Thanks @skyleryoung here’s the definitions - I can incorporate these into the proposal doc if needed.
term | definition |
---|---|
publisher | the organisation responsible for publishing the entire data set/API. This could be an organisation who are publishing data about their own services or it could be an organisation combining data from various sources |
developer | the organisation developing the API. This could be the same as the publisher if they have in house capacity to do this. Or it could be an organisation that has been contracted by the publisher. |
provenance | in this case refers to the overall responsibility for a whole data set, rather than the original source of each record which could vary across records. We aren’t provididing information about how the data has potentially been collected/transformed to get to the current state. |
As @MikeThacker has found an alternative way to feed this info into the UK dashboard I would be interested to hear thoughts about whether the developer information is still useful to include.
It could be (e.g. if someone noticed common issues across APIs made by a particular developer) but perhaps the publisher info is the most important thing.
Where exactly in the JSON schema will these fields be located? Are they sent once at the top-level for each API? Or are they sent with each record?
They would be sent once at the top level GET/ alongside the fields version
, profile
and openapi_url
I don’t love the term developer
here but i don’t have a suggested alternative yet.
I mostly just want to chime in to suggest steward
as the designated holder of responsibility for a given record or set of records.
I mostly just want to chime in to suggest
steward
as the designated holder of responsibility for a given record or set of records.

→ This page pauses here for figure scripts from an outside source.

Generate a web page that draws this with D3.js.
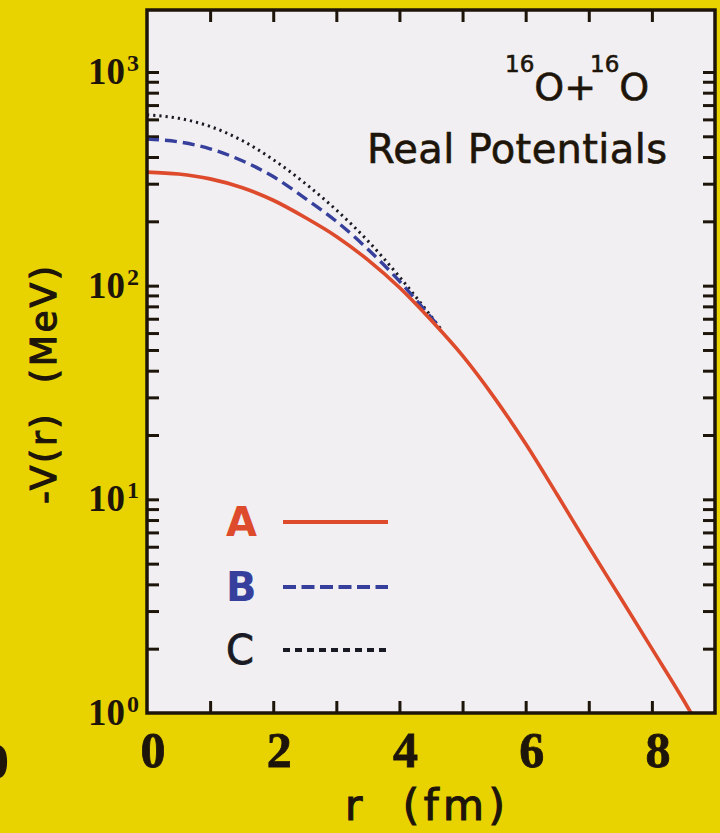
<!DOCTYPE html>
<html>
<head>
<meta charset="utf-8">
<script src="https://cdn.jsdelivr.net/npm/d3@7"></script>
<style>
  html, body { margin: 0; padding: 0; background: #e8d300; }
  svg { display: block; }
</style>
</head>
<body>
<svg id="chart"></svg>
<script>
// radius (fm) and -V(r) (MeV)
const radiusA = [0, 0.5, 1, 1.5, 2, 2.5, 3, 3.5, 4, 4.5, 5, 5.5, 6, 6.5, 7, 7.5, 8, 8.5, 8.62];
const potentialA = [340, 333, 316, 288, 251, 209, 170, 132, 98, 69, 47, 30, 18.2, 10.5, 6.0, 3.47, 2.0, 1.15, 1.0];

const radiusBC = [0, 0.5, 1, 1.5, 2, 2.5, 3, 3.5, 4, 4.5, 4.65];
const potentialB = [485, 471, 437, 385, 324, 257, 200, 148, 105, 71, 63];
const potentialC = [630, 607, 556, 479, 389, 302, 226, 162, 110, 72, 63];

const xTickLabels = [0, 2, 4, 6, 8];
const xTickMarks = [1, 2, 3, 4, 5, 6, 7, 8];
const yDecades = [0, 1, 2, 3];
const legendNames = ["A", "B", "C"];

const width = 720, height = 833;
const svg = d3.select("#chart").attr("width", width).attr("height", height);

const x = d3.scaleLinear().domain([0, 9]).range([147, 715]);
const y = d3.scaleLog().domain([1, 1950]).range([713, 10]);

const ink = "#1e150a";
const colA = "#dd4a2c", colB = "#36409c", colC = "#1a1a24";

// background
svg.append("rect").attr("width", width).attr("height", height).attr("fill", "#e8d300");
svg.append("rect")
  .attr("x", x(0)).attr("y", y(1950))
  .attr("width", x(9) - x(0)).attr("height", y(1) - y(1950))
  .attr("fill", "#f1eff1");

svg.append("clipPath").attr("id", "plotClip")
  .append("rect")
  .attr("x", x(0)).attr("y", y(1950))
  .attr("width", x(9) - x(0)).attr("height", y(1) - y(1950));

// y ticks: decades + minor
let yTicks = [];
yDecades.forEach(p => {
  if (p < 3) d3.range(1, 10).forEach(m => yTicks.push(m * Math.pow(10, p)));
  else yTicks.push(1000);
});
yTicks = yTicks.filter(v => v > 1);

function styleAxis(g) {
  g.select(".domain").remove();
  g.selectAll(".tick line").attr("stroke", ink).attr("stroke-width", 3);
}

svg.append("g").attr("transform", `translate(0,${y(1)})`)
  .call(d3.axisBottom(x).tickValues(xTickMarks).tickSize(-12).tickFormat(""))
  .call(styleAxis);
svg.append("g").attr("transform", `translate(0,${y(1950)})`)
  .call(d3.axisTop(x).tickValues(xTickMarks).tickSize(-12).tickFormat(""))
  .call(styleAxis);
svg.append("g").attr("transform", `translate(${x(0)},0)`)
  .call(d3.axisLeft(y).tickValues(yTicks).tickSize(-12).tickFormat(""))
  .call(styleAxis);
svg.append("g").attr("transform", `translate(${x(9)},0)`)
  .call(d3.axisRight(y).tickValues(yTicks).tickSize(-12).tickFormat(""))
  .call(styleAxis);

// curves
const line = d3.line()
  .x(d => x(d[0]))
  .y(d => y(d[1]))
  .curve(d3.curveMonotoneX);

const curves = svg.append("g").attr("clip-path", "url(#plotClip)").attr("fill", "none");

curves.append("path")
  .attr("d", line(d3.zip(radiusBC, potentialC)))
  .attr("stroke", colC).attr("stroke-width", 3)
  .attr("stroke-dasharray", "2.2,4");

curves.append("path")
  .attr("d", line(d3.zip(radiusBC, potentialB)))
  .attr("stroke", colB).attr("stroke-width", 3.4)
  .attr("stroke-dasharray", "12,6");

curves.append("path")
  .attr("d", line(d3.zip(radiusA, potentialA)))
  .attr("stroke", colA).attr("stroke-width", 3.6);

// frame
svg.append("rect")
  .attr("x", x(0)).attr("y", y(1950))
  .attr("width", x(9) - x(0)).attr("height", y(1) - y(1950))
  .attr("fill", "none").attr("stroke", ink).attr("stroke-width", 3.5);

// x tick labels
svg.append("g")
  .style("font", "bold 50px 'Liberation Serif', serif")
  .attr("fill", ink)
  .attr("stroke", ink).attr("stroke-width", 0.8)
  .attr("text-anchor", "middle")
  .selectAll("text")
  .data(xTickLabels)
  .join("text")
    .attr("x", d => x(d) + 6)
    .attr("y", 767)
    .text(d => d);

// stray label of the neighbouring panel at the left edge
svg.append("text")
  .attr("x", 9).attr("y", 778)
  .attr("text-anchor", "end")
  .style("font", "bold 50px 'Liberation Serif', serif")
  .attr("fill", ink)
  .text("0");

// y tick labels 10^n
const yLab = svg.append("g")
  .style("font-family", "'Liberation Serif', serif")
  .style("font-weight", "bold")
  .attr("fill", ink)
  .attr("text-anchor", "end")
  .selectAll("text")
  .data(yDecades)
  .join("text")
    .attr("x", 139)
    .attr("y", d => y(Math.pow(10, d)) + 12);
yLab.append("tspan").style("font-size", "37px").text("10");
yLab.append("tspan").style("font-size", "24px").attr("dx", 2).attr("dy", -13).text(d => d);

// axis titles
svg.append("text")
  .attr("transform", "translate(56,385) rotate(-90)")
  .attr("text-anchor", "middle")
  .style("font", "36px 'DejaVu Sans', sans-serif")
  .attr("fill", ink)
  .attr("stroke", ink).attr("stroke-width", 1.2)
  .attr("textLength", 238)
  .attr("xml:space", "preserve")
  .text("-V(r)  (MeV)");

svg.append("text")
  .attr("x", 425).attr("y", 820)
  .attr("text-anchor", "middle")
  .style("font", "42px 'DejaVu Sans', sans-serif")
  .attr("fill", ink)
  .attr("stroke", ink).attr("stroke-width", 1.2)
  .attr("textLength", 160)
  .attr("xml:space", "preserve")
  .text("r  (fm)");

// annotations
const note = svg.append("text")
  .attr("x", 505).attr("y", 100)
  .style("font-family", "'DejaVu Sans', sans-serif")
  .attr("fill", ink)
  .attr("stroke", ink).attr("stroke-width", 0.6);
note.append("tspan").attr("y", 72).style("font-size", "23px").text("16");
note.append("tspan").attr("y", 100).style("font-size", "38px").text("O+");
note.append("tspan").attr("y", 72).attr("dx", -6).style("font-size", "23px").text("16");
note.append("tspan").attr("y", 100).style("font-size", "38px").text("O");

svg.append("text")
  .attr("x", 367).attr("y", 163)
  .style("font", "40px 'DejaVu Sans', sans-serif")
  .attr("fill", ink)
  .attr("stroke", ink).attr("stroke-width", 0.6)
  .attr("textLength", 300)
  .text("Real Potentials");

// legend
const legendColors = [colA, colB, colC];
const legendY = [522, 587, 650];
const legendDash = [null, "13,5.5", "7,5"];

const leg = svg.append("g");
legendNames.forEach((name, i) => {
  leg.append("text")
    .attr("x", 226).attr("y", legendY[i] + 14)
    .style("font", (i < 2 ? "bold " : "") + "40px 'DejaVu Sans', sans-serif")
    .attr("fill", legendColors[i])
    .attr("stroke", i < 2 ? null : legendColors[i])
    .attr("stroke-width", i < 2 ? null : 0.8)
    .text(name);
  leg.append("line")
    .attr("x1", 283).attr("x2", 388)
    .attr("y1", legendY[i]).attr("y2", legendY[i])
    .attr("stroke", legendColors[i])
    .attr("stroke-width", 4)
    .attr("stroke-dasharray", legendDash[i]);
});
</script>
</body>
</html>
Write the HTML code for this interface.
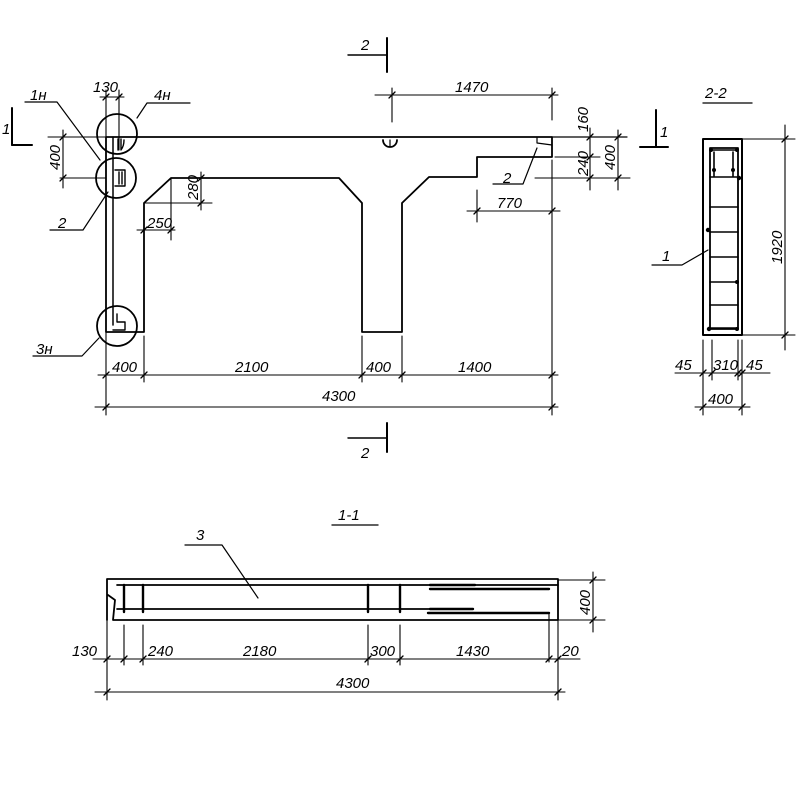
<!DOCTYPE html>
<html><head><meta charset="utf-8"><style>
html,body{margin:0;padding:0;background:#fff;}
svg{display:block}
text{font-family:"Liberation Sans",sans-serif;font-style:italic;font-size:15px;fill:#000}
</style></head><body>
<svg width="800" height="800" viewBox="0 0 800 800" xmlns="http://www.w3.org/2000/svg">
<g stroke="#000" fill="none" stroke-width="1.8" stroke-linecap="round" stroke-linejoin="round">
<path d="M106 137 L552 137 L552 157 L477 157 L477 177 L429 177 L402 203 L402 332 L362 332 L362 203 L339 178 L171 178 L144 203 L144 332 L106 332 Z"/>
<line x1="552" y1="137" x2="627" y2="137" stroke-width="1.2"/>
<line x1="113" y1="137" x2="113" y2="325" stroke-width="1.5"/>
<circle cx="117" cy="134" r="20"/>
<circle cx="116" cy="178" r="20"/>
<circle cx="117" cy="326" r="20"/>
<path d="M118 139 L118 150 M121 139 L121 150 Q124 146 124 140" stroke-width="1.4"/>
<path d="M115 170 L125 170 L125 186 L115 186 M119 172 L119 184 M122 172 L122 184" stroke-width="1.4"/>
<path d="M113 330 L125 330 L125 322 L117 322 L117 314" stroke-width="1.4"/>
<path d="M383 140 A7 7 0 0 0 397 140" />
<line x1="390" y1="140" x2="390" y2="146" stroke-width="1.2"/>
<path d="M537 138 L537 143 L552 145" stroke-width="1.2"/>
<polyline points="25,102 57,102 100,160" stroke-width="1.2"/>
<polyline points="137,118 147,103 190,103" stroke-width="1.2"/>
<polyline points="50,230 83,230 108,192" stroke-width="1.2"/>
<polyline points="33,356 82,356 99,338" stroke-width="1.2"/>
<polyline points="493,184 523,184 537,148" stroke-width="1.2"/>
<polyline points="652,265 682,265 708,250" stroke-width="1.2"/>
<polyline points="185,545 222,545 258,598" stroke-width="1.2"/>
<line x1="12" y1="108" x2="12" y2="145" stroke-width="2"/><line x1="12" y1="145" x2="32" y2="145" stroke-width="2"/>
<line x1="656" y1="110" x2="656" y2="147" stroke-width="2"/><line x1="640" y1="147" x2="668" y2="147" stroke-width="2"/>
<line x1="387" y1="38" x2="387" y2="72" stroke-width="2"/><line x1="348" y1="55" x2="386" y2="55" stroke-width="1.4"/>
<line x1="387" y1="423" x2="387" y2="452" stroke-width="2"/><line x1="348" y1="438" x2="386" y2="438" stroke-width="1.4"/>
<g stroke-width="1.1">
<line x1="98" y1="375" x2="558" y2="375"/>
<line x1="95" y1="407" x2="558" y2="407"/>
<line x1="106" y1="332" x2="106" y2="415"/>
<line x1="144" y1="336" x2="144" y2="382"/>
<line x1="362" y1="336" x2="362" y2="382"/>
<line x1="402" y1="336" x2="402" y2="382"/>
<line x1="552" y1="160" x2="552" y2="415"/>
<line x1="100" y1="97" x2="124" y2="97"/>
<line x1="106" y1="90" x2="106" y2="137"/>
<line x1="119" y1="90" x2="119" y2="150"/>
<line x1="48" y1="137" x2="106" y2="137"/>
<line x1="60" y1="178" x2="106" y2="178"/>
<line x1="63" y1="130" x2="63" y2="188"/>
<line x1="137" y1="230" x2="175" y2="230"/>
<line x1="171" y1="178" x2="171" y2="240"/>
<line x1="144" y1="203" x2="212" y2="203"/>
<line x1="201" y1="172" x2="201" y2="210"/>
<line x1="375" y1="95" x2="558" y2="95"/>
<line x1="392" y1="88" x2="392" y2="122"/>
<line x1="552" y1="88" x2="552" y2="120"/>
<line x1="555" y1="157" x2="600" y2="157"/>
<line x1="535" y1="178" x2="630" y2="178"/>
<line x1="590" y1="128" x2="590" y2="190"/>
<line x1="618" y1="130" x2="618" y2="190"/>
<line x1="467" y1="211" x2="560" y2="211"/>
<line x1="477" y1="190" x2="477" y2="222"/>
</g>
<g stroke-width="1.3">
<path d="M103 378 L109 372 M141 378 L147 372 M359 378 L365 372 M399 378 L405 372 M549 378 L555 372"/>
<path d="M103 410 L109 404 M549 410 L555 404"/>
<path d="M103 100 L109 94 M116 100 L122 94"/>
<path d="M60 140 L66 134 M60 181 L66 175"/>
<path d="M141 233 L147 227 M168 233 L174 227"/>
<path d="M198 181 L204 175 M198 206 L204 200"/>
<path d="M389 98 L395 92 M549 98 L555 92"/>
<path d="M587 140 L593 134 M587 160 L593 154 M587 181 L593 175 M615 140 L621 134 M615 181 L621 175"/>
<path d="M474 214 L480 208 M549 214 L555 208"/>
</g>
<rect x="703" y="139" width="39" height="196" stroke-width="2"/>
<rect x="710" y="148" width="28" height="181" stroke-width="1.8"/>
<g stroke-width="1.6">
<line x1="710" y1="150" x2="738" y2="150"/><line x1="710" y1="177" x2="738" y2="177"/>
<line x1="710" y1="207" x2="738" y2="207"/><line x1="710" y1="232" x2="738" y2="232"/>
<line x1="710" y1="257" x2="738" y2="257"/><line x1="710" y1="282" x2="738" y2="282"/>
<line x1="710" y1="305" x2="738" y2="305"/><line x1="710" y1="328" x2="738" y2="328"/>
<line x1="714" y1="152" x2="714" y2="176"/><line x1="733" y1="152" x2="733" y2="176"/>
</g>
<g fill="#000" stroke="none">
<circle cx="711" cy="150" r="2"/><circle cx="737" cy="150" r="2"/><circle cx="714" cy="170" r="2"/><circle cx="733" cy="170" r="2"/>
<circle cx="739" cy="178" r="2.2"/><circle cx="708" cy="230" r="2.2"/><circle cx="737" cy="282" r="2"/><circle cx="709" cy="329" r="2.2"/><circle cx="737" cy="329" r="2"/>
</g>
<line x1="703" y1="103" x2="752" y2="103" stroke-width="1.3"/>
<g stroke-width="1.1">
<line x1="742" y1="139" x2="795" y2="139"/><line x1="742" y1="335" x2="795" y2="335"/>
<line x1="785" y1="125" x2="785" y2="350"/>
<line x1="675" y1="373" x2="770" y2="373"/><line x1="695" y1="407" x2="750" y2="407"/>
<line x1="703" y1="340" x2="703" y2="415"/><line x1="712" y1="340" x2="712" y2="380"/>
<line x1="738" y1="340" x2="738" y2="380"/><line x1="742" y1="340" x2="742" y2="415"/>
</g>
<g stroke-width="1.3">
<path d="M782 142 L788 136 M782 338 L788 332 M700 376 L706 370 M709 376 L715 370 M735 376 L741 370 M739 376 L745 370 M700 410 L706 404 M739 410 L745 404"/>
</g>
<path d="M107 620 L107 579 L558 579 L558 620 L113 620 L115 600 L108 595" stroke-width="1.8"/>
<line x1="117" y1="585" x2="558" y2="585" stroke-width="1.7"/>
<line x1="117" y1="609" x2="430" y2="609" stroke-width="1.7"/>
<g stroke-width="2.4">
<line x1="124" y1="585" x2="124" y2="612"/><line x1="143" y1="585" x2="143" y2="612"/>
<line x1="368" y1="585" x2="368" y2="612"/><line x1="400" y1="585" x2="400" y2="612"/>
<line x1="430" y1="585" x2="475" y2="585"/><line x1="430" y1="589" x2="549" y2="589"/>
<line x1="430" y1="609" x2="473" y2="609"/><line x1="428" y1="613" x2="549" y2="613"/>
</g>
<line x1="549" y1="613" x2="549" y2="662" stroke-width="1.1"/>
<line x1="332" y1="525" x2="378" y2="525" stroke-width="1.3"/>
<g stroke-width="1.1">
<line x1="558" y1="580" x2="605" y2="580"/><line x1="558" y1="620" x2="605" y2="620"/>
<line x1="593" y1="572" x2="593" y2="632"/>
<line x1="93" y1="659" x2="580" y2="659"/><line x1="95" y1="692" x2="565" y2="692"/>
<line x1="107" y1="620" x2="107" y2="700"/><line x1="124" y1="625" x2="124" y2="665"/>
<line x1="143" y1="625" x2="143" y2="665"/><line x1="368" y1="625" x2="368" y2="665"/>
<line x1="400" y1="625" x2="400" y2="665"/><line x1="558" y1="620" x2="558" y2="700"/>
</g>
<g stroke-width="1.3">
<path d="M590 583 L596 577 M590 623 L596 617 M104 662 L110 656 M121 662 L127 656 M140 662 L146 656 M365 662 L371 656 M397 662 L403 656 M546 662 L552 656 M555 662 L561 656 M104 695 L110 689 M555 695 L561 689"/>
</g>
</g>
<text x="30" y="100">1н</text>
<text x="93" y="92">130</text>
<text x="154" y="100">4н</text>
<text x="2" y="134">1</text>
<text x="58" y="228">2</text>
<text x="36" y="354">3н</text>
<text x="361" y="50">2</text>
<text x="361" y="458">2</text>
<text x="147" y="228" font-size="12">250</text>
<text x="112" y="372">400</text>
<text x="235" y="372">2100</text>
<text x="366" y="372">400</text>
<text x="458" y="372">1400</text>
<text x="322" y="401">4300</text>
<text x="455" y="92">1470</text>
<text x="503" y="183">2</text>
<text x="497" y="208">770</text>
<text x="660" y="137">1</text>
<text x="705" y="98">2-2</text>
<text x="662" y="261">1</text>
<text x="675" y="370">45</text>
<text x="713" y="370">310</text>
<text x="746" y="370">45</text>
<text x="708" y="404">400</text>
<text x="338" y="520">1-1</text>
<text x="196" y="540">3</text>
<text x="72" y="656">130</text>
<text x="148" y="656">240</text>
<text x="243" y="656">2180</text>
<text x="370" y="656">300</text>
<text x="456" y="656">1430</text>
<text x="562" y="656">20</text>
<text x="336" y="688">4300</text>
<g font-size="12">
<text transform="translate(60,170) rotate(-90)">400</text>
<text transform="translate(198,200) rotate(-90)">280</text>
<text transform="translate(588,132) rotate(-90)">160</text>
<text transform="translate(588,176) rotate(-90)">240</text>
<text transform="translate(615,170) rotate(-90)" font-size="14">400</text>
<text transform="translate(782,264) rotate(-90)" font-size="14">1920</text>
<text transform="translate(590,615) rotate(-90)" font-size="13">400</text>
</g>
</svg>
</body></html>
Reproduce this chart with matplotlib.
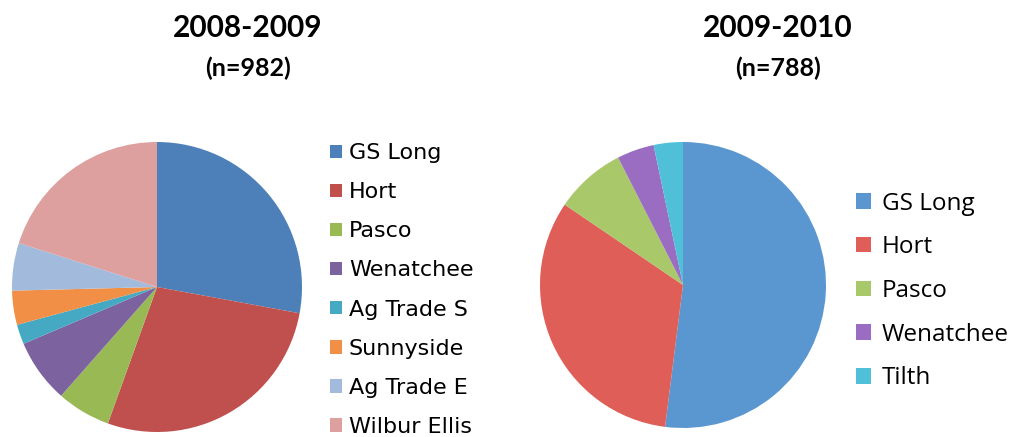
import matplotlib
matplotlib.use("Agg")
import matplotlib.pyplot as plt

# Data
labels_0809 = ["GS Long", "Hort", "Pasco", "Wenatchee", "Ag Trade S", "Sunnyside", "Ag Trade E", "Wilbur Ellis"]
values_0809 = [27.9, 27.6, 6.0, 7.1, 2.2, 3.8, 5.3, 20.1]
colors_0809 = ["#4d80b8", "#c0504d", "#98b954", "#7d62a0", "#45a9c4", "#f08f45", "#a2bbdd", "#dda09f"]

labels_0910 = ["GS Long", "Hort", "Pasco", "Wenatchee", "Tilth"]
values_0910 = [52.0, 32.5, 8.0, 4.2, 3.3]
colors_0910 = ["#5a97d1", "#df5f58", "#a8c86a", "#9a6dc2", "#4fc0d8"]

title_0809 = "2008-2009"
sub_0809 = "(n=982)"
title_0910 = "2009-2010"
sub_0910 = "(n=788)"

W, H = 1015, 437
fig = plt.figure(figsize=(W / 100, H / 100), dpi=100)
fig.patch.set_facecolor("white")

# Left pie
axL = fig.add_axes([12 / W, 5 / H, 290 / W, 290 / H])
wL, _ = axL.pie(values_0809, colors=colors_0809, startangle=90, counterclock=False,
                wedgeprops=dict(linewidth=0))
axL.set_xlim(-1, 1)
axL.set_ylim(-1, 1)
axL.set_aspect("equal")

# Right pie
axR = fig.add_axes([540 / W, 9 / H, 286 / W, 286 / H])
wR, _ = axR.pie(values_0910, colors=colors_0910, startangle=90, counterclock=False,
                wedgeprops=dict(linewidth=0))
axR.set_xlim(-1, 1)
axR.set_ylim(-1, 1)
axR.set_aspect("equal")

# Titles
fig.text(248 / W, 1 - 28 / H, title_0809, ha="center", va="center", fontsize=21.5,
         fontweight="bold", family="Lato")
fig.text(248 / W, 1 - 68 / H, sub_0809, ha="center", va="center", fontsize=18,
         fontweight="bold", family="Lato")
fig.text(778 / W, 1 - 28 / H, title_0910, ha="center", va="center", fontsize=21.5,
         fontweight="bold", family="Lato")
fig.text(778 / W, 1 - 68 / H, sub_0910, ha="center", va="center", fontsize=18,
         fontweight="bold", family="Lato")

# Legends
legL = fig.legend(wL, labels_0809, loc="center left", bbox_to_anchor=(330 / W, 1 - 290 / H),
                  frameon=False, prop={"family": "DejaVu Sans", "size": 16},
                  handlelength=0.55, handleheight=0.55, handletextpad=0.3,
                  labelspacing=0.86, borderpad=0, borderaxespad=0)
legR = fig.legend(wR, labels_0910, loc="center left", bbox_to_anchor=(856 / W, 1 - 291 / H),
                  frameon=False, prop={"family": "Open Sans", "size": 17.5},
                  handlelength=0.6, handleheight=0.6, handletextpad=0.45,
                  labelspacing=0.81, borderpad=0, borderaxespad=0)

fig.savefig("out.png", dpi=100, facecolor="white")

would this be in regards to Publisher/source metadata at a record level or as alternative to publisher
here?
Yeah i mean these should be subject to further consideration, but i think there’s publisher of the aggregated dataset, steward of individual records, and then there should be a term for a representative of the organization that the record is about (maybe that’s source
tho in other contexts i use registrant
or representative
)
Thanks @bloom I’m going to copy your comments over to the metadata at a record level thread talking about future developments where we can discuss more.